On the twelfth day of Christmas, my travel agent gave to me,
Twelve mincing stewards
Eleven missing cases
Ten inflight meals
Nine check-in desks closed
Eight planes a-grounded
Seven baggage handlers
Six bendy bus drivers
Fiiiiive hour delays
Four miles to the gate
Three spare seats
Two cancelled tickets
And a BA cabin crew strike.



It’s not quite Christmas time, but it is that time of year when houses in every town turn into some sort of celebration of all that is Las Vegas. As someone with an aversion to tinsel and the assorted fripperies of yuletide decoration, I quite frankly, can’t see the point. This isn’t just bah-humbuggery though. (Well, maybe a little bit).

I’d like to know where all the carbon footprint fascists are.
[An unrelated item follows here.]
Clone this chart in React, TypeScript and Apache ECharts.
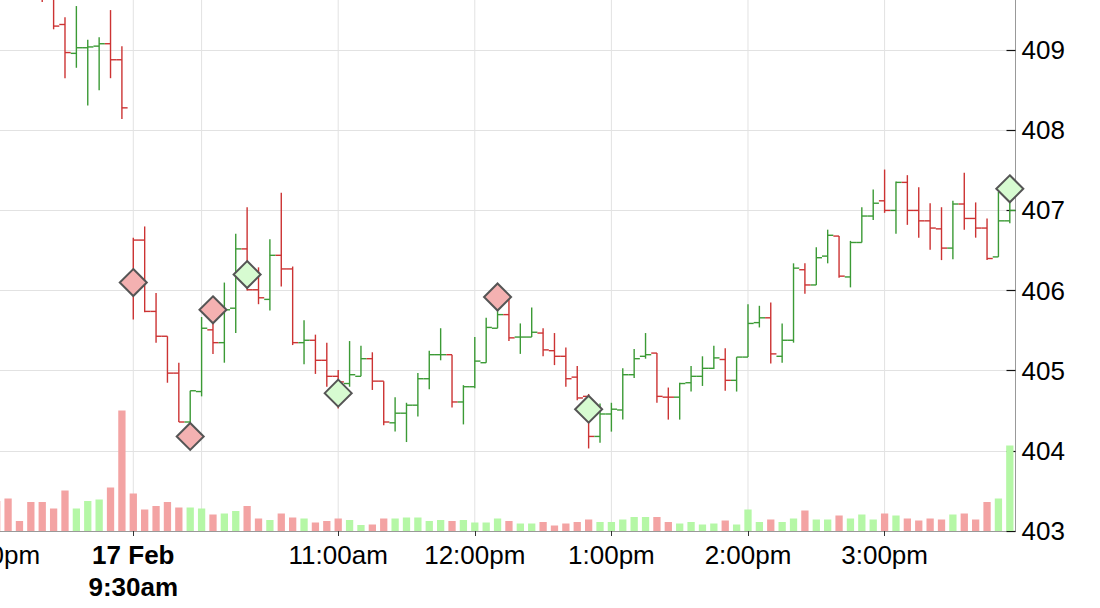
import React, { useEffect, useRef } from 'react';
import * as echarts from 'echarts';

// ---------- categories (5-minute bars) ----------
const prevDay = '16 Feb';
const today = '17 Feb';
const prevTimes = ['15:00', '15:05', '15:10', '15:15', '15:20', '15:25', '15:30', '15:35', '15:40', '15:45', '15:50', '15:55'];
const todayTimes = [
  '09:30', '09:35', '09:40', '09:45', '09:50', '09:55',
  '10:00', '10:05', '10:10', '10:15', '10:20', '10:25', '10:30', '10:35', '10:40', '10:45', '10:50', '10:55',
  '11:00', '11:05', '11:10', '11:15', '11:20', '11:25', '11:30', '11:35', '11:40', '11:45', '11:50', '11:55',
  '12:00', '12:05', '12:10', '12:15', '12:20', '12:25', '12:30', '12:35', '12:40', '12:45', '12:50', '12:55',
  '13:00', '13:05', '13:10', '13:15', '13:20', '13:25', '13:30', '13:35', '13:40', '13:45', '13:50', '13:55',
  '14:00', '14:05', '14:10', '14:15', '14:20', '14:25', '14:30', '14:35', '14:40', '14:45', '14:50', '14:55',
  '15:00', '15:05', '15:10', '15:15', '15:20', '15:25', '15:30', '15:35', '15:40', '15:45', '15:50', '15:55',
];

// ---------- OHLC values ----------
const opens = [
  410.10, 409.95, 409.80, 409.76, 409.72, 409.66, 409.32, 408.96, 409.03, 409.05, 409.08, 408.88,
  406.10, 406.63, 405.74, 405.43, 404.97, 404.36, 404.74, 405.51, 405.35, 405.78, 406.52, 406.01,
  405.89, 406.44, 406.27, 405.35, 405.38, 405.13, 404.93, 404.84, 404.93, 405.15, 404.87, 404.35,
  404.47, 404.57, 404.90, 405.20, 405.20, 404.61, 404.80, 405.10, 405.53, 405.70, 405.42, 405.42,
  405.47, 405.25, 405.18, 404.92, 404.68, 404.18, 404.46, 404.51, 404.95, 405.18, 405.22, 404.67,
  404.67, 404.85, 404.93, 405.03, 405.14, 404.88, 405.17, 405.60, 405.66, 405.18, 405.38, 406.26,
  406.07, 406.43, 406.68, 406.17, 406.60, 406.93, 407.12, 407.00, 407.35, 407.00, 406.87, 406.77,
  406.53, 407.08, 406.90, 406.78, 406.42, 406.87,
];
const highs = [
  410.30, 410.05, 409.92, 409.95, 409.98, 409.75, 409.41, 409.55, 409.13, 409.16, 409.50, 409.05,
  406.66, 406.80, 405.97, 405.43, 405.10, 404.75, 405.67, 405.75, 406.10, 406.71, 407.04, 406.29,
  406.64, 407.22, 406.30, 405.63, 405.45, 405.35, 405.01, 405.37, 405.31, 405.23, 404.87, 404.67,
  404.60, 404.97, 405.25, 405.53, 405.20, 404.82, 405.42, 405.66, 405.80, 405.92, 405.59, 405.79,
  405.53, 405.47, 405.29, 405.06, 404.71, 404.59, 404.60, 405.03, 405.27, 405.47, 405.22, 404.79,
  404.85, 405.06, 405.18, 405.31, 405.28, 405.17, 405.83, 405.81, 405.85, 405.59, 406.34, 406.34,
  406.54, 406.76, 406.68, 406.62, 407.04, 407.26, 407.51, 407.36, 407.44, 407.29, 407.09, 407.04,
  407.12, 407.47, 407.10, 406.90, 407.23, 407.30,
];
const lows = [
  409.85, 409.72, 409.68, 409.65, 409.60, 409.26, 408.65, 408.78, 408.31, 408.50, 408.65, 408.14,
  405.64, 405.73, 405.35, 404.85, 404.36, 404.20, 404.68, 405.21, 405.10, 405.47, 406.00, 405.83,
  405.75, 406.05, 405.32, 405.08, 404.96, 404.80, 404.53, 404.80, 404.93, 404.76, 404.32, 404.24,
  404.11, 404.43, 404.77, 405.13, 404.54, 404.33, 404.78, 405.10, 405.53, 405.37, 405.21, 405.42,
  405.18, 405.07, 404.80, 404.63, 404.03, 404.10, 404.24, 404.39, 404.91, 405.15, 404.60, 404.39,
  404.39, 404.74, 404.81, 405.02, 404.75, 404.74, 405.17, 405.54, 405.09, 405.10, 405.35, 405.96,
  406.07, 406.34, 406.16, 406.04, 406.60, 406.88, 406.97, 406.71, 406.82, 406.66, 406.51, 406.38,
  406.39, 406.76, 406.66, 406.38, 406.42, 406.84,
];
const closes = [
  409.95, 409.80, 409.76, 409.72, 409.66, 409.30, 408.97, 409.03, 409.04, 409.08, 408.88, 408.28,
  406.63, 405.74, 405.43, 404.97, 404.36, 404.75, 405.53, 405.35, 405.76, 406.52, 406.01, 405.91,
  406.44, 406.27, 405.35, 405.38, 405.13, 404.93, 404.86, 404.95, 405.15, 404.87, 404.36, 404.47,
  404.57, 404.90, 405.20, 405.20, 404.61, 404.80, 405.12, 405.54, 405.70, 405.41, 405.42, 405.48,
  405.26, 405.18, 404.90, 404.66, 404.18, 404.46, 404.52, 404.95, 405.15, 405.20, 404.68, 404.67,
  404.84, 404.93, 405.03, 405.16, 404.88, 405.17, 405.59, 405.66, 405.21, 405.38, 406.28, 406.07,
  406.41, 406.69, 406.18, 406.60, 406.93, 407.09, 407.00, 407.35, 407.00, 406.87, 406.78, 406.53,
  407.08, 406.90, 406.78, 406.40, 406.87, 407.00,
];
// volume (thousands)
const volumes = [
  60, 65, 20, 58, 58, 45, 81, 45, 60, 63, 87, 241,
  75, 43, 50, 58, 47, 47, 45, 33, 35, 40, 50, 25,
  22, 35, 27, 25, 17, 20, 25, 22, 12, 13, 25, 25,
  27, 27, 20, 22, 20, 22, 17, 17, 25, 20, 15, 15,
  18, 11, 15, 18, 23, 18, 18, 23, 28, 28, 28, 18,
  15, 18, 13, 15, 21, 13, 43, 18, 23, 18, 25, 41,
  23, 23, 31, 25, 33, 23, 35, 31, 25, 21, 25, 23,
  33, 35, 23, 58, 65, 171,
];

// ---------- signal markers ----------
const signalCats = ['17 Feb 09:30', '17 Feb 09:55', '17 Feb 10:05', '17 Feb 10:20', '17 Feb 11:00', '17 Feb 12:10', '17 Feb 12:50', '17 Feb 15:55'];
const signalValues = [406.10, 404.18, 405.76, 406.20, 404.72, 405.92, 404.52, 407.27];
const signalKinds = ['sell', 'sell', 'sell', 'buy', 'buy', 'sell', 'buy', 'buy'];

// ---------- axis labels / grid lines ----------
const labelCats = ['16 Feb 15:00', '17 Feb 09:30', '17 Feb 11:00', '17 Feb 12:00', '17 Feb 13:00', '17 Feb 14:00', '17 Feb 15:00'];
const labelTexts = ['3:00pm', '17 Feb\n9:30am', '11:00am', '12:00pm', '1:00pm', '2:00pm', '3:00pm'];
const gridCats = ['16 Feb 15:00', '17 Feb 09:30', '17 Feb 10:00', '17 Feb 11:00', '17 Feb 12:00', '17 Feb 13:00', '17 Feb 14:00', '17 Feb 15:00'];
const priceTicks = [403, 404, 405, 406, 407, 408, 409, 410];

const FONT = '"Liberation Sans", Arial, Helvetica, sans-serif';
const RED = '#cc3333';
const GREEN = '#3b9a35';
const VOL_RED = '#f3a3a3';
const VOL_GREEN = '#b5f7a6';
const GRID = '#e2e2e2';

const categories = [
  ...prevTimes.map((t) => `${prevDay} ${t}`),
  ...todayTimes.map((t) => `${today} ${t}`),
];

const upFlags = closes.map((c, i) => (i === 0 ? c >= opens[0] : c >= closes[i - 1]));

export default function App() {
  const ref = useRef<HTMLDivElement>(null);

  useEffect(() => {
    if (!ref.current) return;
    const chart = echarts.init(ref.current, undefined, { renderer: 'svg' });

    const ohlcData = categories.map((_, i) => [i, opens[i], highs[i], lows[i], closes[i], upFlags[i] ? 1 : 0]);
    const gridData = gridCats.map((c) => [categories.indexOf(c), 403]);

    const gridLeft = -9;
    const gridWidth = 1024.5;

    chart.setOption({
      animation: false,
      backgroundColor: '#ffffff',
      grid: [
        { left: gridLeft, width: gridWidth, top: -30, bottom: 77, containLabel: false, outerBoundsMode: 'none' },
        { left: gridLeft, width: gridWidth, bottom: 77, height: 200, containLabel: false, outerBoundsMode: 'none' },
      ],
      xAxis: [
        {
          type: 'category',
          gridIndex: 0,
          data: categories,
          boundaryGap: true,
          axisLine: { show: true, lineStyle: { color: '#999', width: 1 } },
          axisTick: {
            show: true,
            alignWithLabel: true,
            length: 5,
            interval: (_i: number, v: string) => labelCats.includes(v),
            lineStyle: { color: '#333' },
          },
          axisLabel: {
            interval: (_i: number, v: string) => labelCats.includes(v),
            margin: 11,
            color: '#000',
            fontFamily: FONT,
            fontSize: 26,
            formatter: (v: string) => {
              const i = labelCats.indexOf(v);
              if (i < 0) return '';
              const t = labelTexts[i];
              if (t.indexOf('\n') >= 0) {
                const [a, b] = t.split('\n');
                return `{a|${a}}\n{b|${b}}`;
              }
              return t;
            },
            rich: {
              a: { fontFamily: FONT, fontSize: 26, fontWeight: 'bold', color: '#000', lineHeight: 26 },
              b: { fontFamily: FONT, fontSize: 26, fontWeight: 'bold', color: '#000', lineHeight: 38 },
            },
          },
          splitLine: { show: false },
        },
        {
          type: 'category',
          gridIndex: 1,
          data: categories,
          boundaryGap: true,
          show: false,
        },
      ],
      yAxis: [
        {
          type: 'value',
          gridIndex: 0,
          position: 'right',
          min: priceTicks[0],
          max: priceTicks[priceTicks.length - 1],
          interval: 1,
          axisLine: { show: true, lineStyle: { color: '#999', width: 1 } },
          axisTick: { show: true, inside: true, length: 9, lineStyle: { color: '#111', width: 1.2 } },
          axisLabel: {
            color: '#000',
            fontFamily: FONT,
            fontSize: 26,
            margin: 6,
            showMaxLabel: false,
          },
          splitLine: { show: true, lineStyle: { color: GRID, width: 1 } },
        },
        {
          type: 'value',
          gridIndex: 1,
          min: 0,
          max: 400,
          show: false,
        },
      ],
      series: [
        {
          type: 'custom',
          name: 'vgrid',
          xAxisIndex: 0,
          yAxisIndex: 0,
          silent: true,
          z: 1,
          data: gridData,
          encode: { x: 0, y: 1 },
          renderItem: (params: any, api: any) => {
            const x = api.coord([api.value(0), 403])[0];
            const cs = params.coordSys;
            return {
              type: 'line',
              shape: { x1: x, y1: cs.y, x2: x, y2: cs.y + cs.height },
              style: { stroke: GRID, lineWidth: 1 },
            };
          },
        },
        {
          type: 'bar',
          name: 'Volume',
          xAxisIndex: 1,
          yAxisIndex: 1,
          silent: true,
          barWidth: 7.3,
          z: 2,
          data: volumes.map((v, i) => ({ value: v, itemStyle: { color: upFlags[i] ? VOL_GREEN : VOL_RED } })),
        },
        {
          type: 'custom',
          name: 'OHLC',
          xAxisIndex: 0,
          yAxisIndex: 0,
          silent: true,
          clip: true,
          z: 3,
          data: ohlcData,
          encode: { x: 0, y: [1, 2, 3, 4] },
          renderItem: (_params: any, api: any) => {
            const idx = api.value(0);
            const o = api.coord([idx, api.value(1)]);
            const h = api.coord([idx, api.value(2)]);
            const l = api.coord([idx, api.value(3)]);
            const c = api.coord([idx, api.value(4)]);
            const half = api.size([1, 0])[0] / 2;
            const color = api.value(5) ? GREEN : RED;
            const style = { stroke: color, lineWidth: 1.4 };
            return {
              type: 'group',
              children: [
                { type: 'line', shape: { x1: h[0], y1: h[1], x2: l[0], y2: l[1] }, style },
                { type: 'line', shape: { x1: o[0] - half, y1: o[1], x2: o[0], y2: o[1] }, style },
                { type: 'line', shape: { x1: c[0], y1: c[1], x2: c[0] + half, y2: c[1] }, style },
              ],
            };
          },
        },
        {
          type: 'scatter',
          name: 'Signals',
          xAxisIndex: 0,
          yAxisIndex: 0,
          silent: true,
          z: 4,
          symbol: 'diamond',
          symbolSize: [27, 27],
          data: signalCats.map((c, i) => ({
            value: [c, signalValues[i]],
            itemStyle: {
              color: signalKinds[i] === 'buy' ? '#d7fbd1' : '#f4b1b1',
              borderColor: '#555',
              borderWidth: 2,
              opacity: 1,
            },
          })),
        },
      ],
    });

    return () => chart.dispose();
  }, []);

  return (
    <div
      ref={ref}
      style={{ position: 'fixed', left: 0, top: 0, width: 1100, height: 608, background: '#fff' }}
    />
  );
}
It’s all very well attacking those who like to use their cars, or take flights, or import their foodstuffs from Asia, but the amount of light, heat and electricity wasted on these homages to Blackpool never merits a mention.
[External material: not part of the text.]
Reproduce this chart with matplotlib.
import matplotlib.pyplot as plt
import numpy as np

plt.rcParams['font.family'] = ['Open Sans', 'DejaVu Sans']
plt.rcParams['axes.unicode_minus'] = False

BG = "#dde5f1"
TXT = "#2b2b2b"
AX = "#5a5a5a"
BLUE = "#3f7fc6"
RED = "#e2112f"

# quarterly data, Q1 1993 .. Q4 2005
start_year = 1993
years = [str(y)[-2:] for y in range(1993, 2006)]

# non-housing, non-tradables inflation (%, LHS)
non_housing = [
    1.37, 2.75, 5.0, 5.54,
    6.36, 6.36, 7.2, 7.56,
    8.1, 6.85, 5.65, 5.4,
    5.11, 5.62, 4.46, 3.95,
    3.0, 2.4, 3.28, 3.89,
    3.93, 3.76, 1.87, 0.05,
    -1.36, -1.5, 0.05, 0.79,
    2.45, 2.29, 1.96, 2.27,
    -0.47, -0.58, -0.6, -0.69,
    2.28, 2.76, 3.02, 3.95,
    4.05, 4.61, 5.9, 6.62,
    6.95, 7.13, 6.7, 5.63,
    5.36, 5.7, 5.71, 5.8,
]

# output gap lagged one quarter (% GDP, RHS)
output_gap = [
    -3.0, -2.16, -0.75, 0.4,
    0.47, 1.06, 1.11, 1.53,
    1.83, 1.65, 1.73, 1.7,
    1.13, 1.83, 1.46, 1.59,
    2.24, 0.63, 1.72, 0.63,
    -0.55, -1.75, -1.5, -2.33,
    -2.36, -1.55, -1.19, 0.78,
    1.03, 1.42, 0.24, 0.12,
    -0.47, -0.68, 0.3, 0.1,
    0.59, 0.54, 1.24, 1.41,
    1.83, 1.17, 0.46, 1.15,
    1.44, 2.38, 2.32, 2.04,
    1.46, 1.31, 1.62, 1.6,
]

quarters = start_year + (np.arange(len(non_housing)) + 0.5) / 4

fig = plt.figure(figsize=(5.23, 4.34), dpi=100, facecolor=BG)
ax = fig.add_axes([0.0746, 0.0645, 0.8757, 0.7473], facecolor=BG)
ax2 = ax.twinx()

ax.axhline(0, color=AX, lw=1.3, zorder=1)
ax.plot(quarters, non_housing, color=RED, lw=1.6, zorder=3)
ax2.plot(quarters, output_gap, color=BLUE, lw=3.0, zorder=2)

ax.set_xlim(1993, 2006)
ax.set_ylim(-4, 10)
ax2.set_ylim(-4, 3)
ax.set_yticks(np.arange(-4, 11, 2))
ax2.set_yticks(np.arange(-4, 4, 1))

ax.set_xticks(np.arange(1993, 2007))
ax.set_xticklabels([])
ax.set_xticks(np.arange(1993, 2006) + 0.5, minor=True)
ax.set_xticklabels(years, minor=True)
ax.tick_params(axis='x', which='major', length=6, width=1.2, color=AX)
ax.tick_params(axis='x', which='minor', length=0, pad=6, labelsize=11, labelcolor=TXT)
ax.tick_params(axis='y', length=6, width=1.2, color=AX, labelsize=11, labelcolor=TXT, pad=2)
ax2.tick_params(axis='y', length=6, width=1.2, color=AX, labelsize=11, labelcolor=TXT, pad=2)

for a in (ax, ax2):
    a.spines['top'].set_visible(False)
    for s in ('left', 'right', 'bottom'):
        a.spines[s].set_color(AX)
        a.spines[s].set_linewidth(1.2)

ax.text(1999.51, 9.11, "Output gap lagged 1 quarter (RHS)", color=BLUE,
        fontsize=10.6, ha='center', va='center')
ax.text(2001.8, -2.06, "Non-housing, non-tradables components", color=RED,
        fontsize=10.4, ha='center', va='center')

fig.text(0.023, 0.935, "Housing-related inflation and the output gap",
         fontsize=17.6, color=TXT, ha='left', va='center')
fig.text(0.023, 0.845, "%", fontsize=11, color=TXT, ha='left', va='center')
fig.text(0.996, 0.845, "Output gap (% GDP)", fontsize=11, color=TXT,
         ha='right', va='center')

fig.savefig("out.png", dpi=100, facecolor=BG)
These people delude themselves into thinking they are celebrities in their community as they painstakingly drape their homes in bulbs, making sure each one works. (How do they do that by the way? The tree light phenomenon is well know, yet it doesn’t seem to affect this lot). Let’s not forget the inflatable Santa and the Santa figure that spends all day and all night climbing up and down a rope dangling from the roof.

Round our way there are a couple of houses in competition with each other. Each year adding more bulbs, baubles and tat in an attempt to out do the other. Given they are now outputting more light than the sun, and are warming the air at an equally powerful rate I worry for the safety of the neighbourhood kids.

In these days of carbon emissions, global warming and Copenhagen walkouts shouldn’t we be taking these peoples fuses away?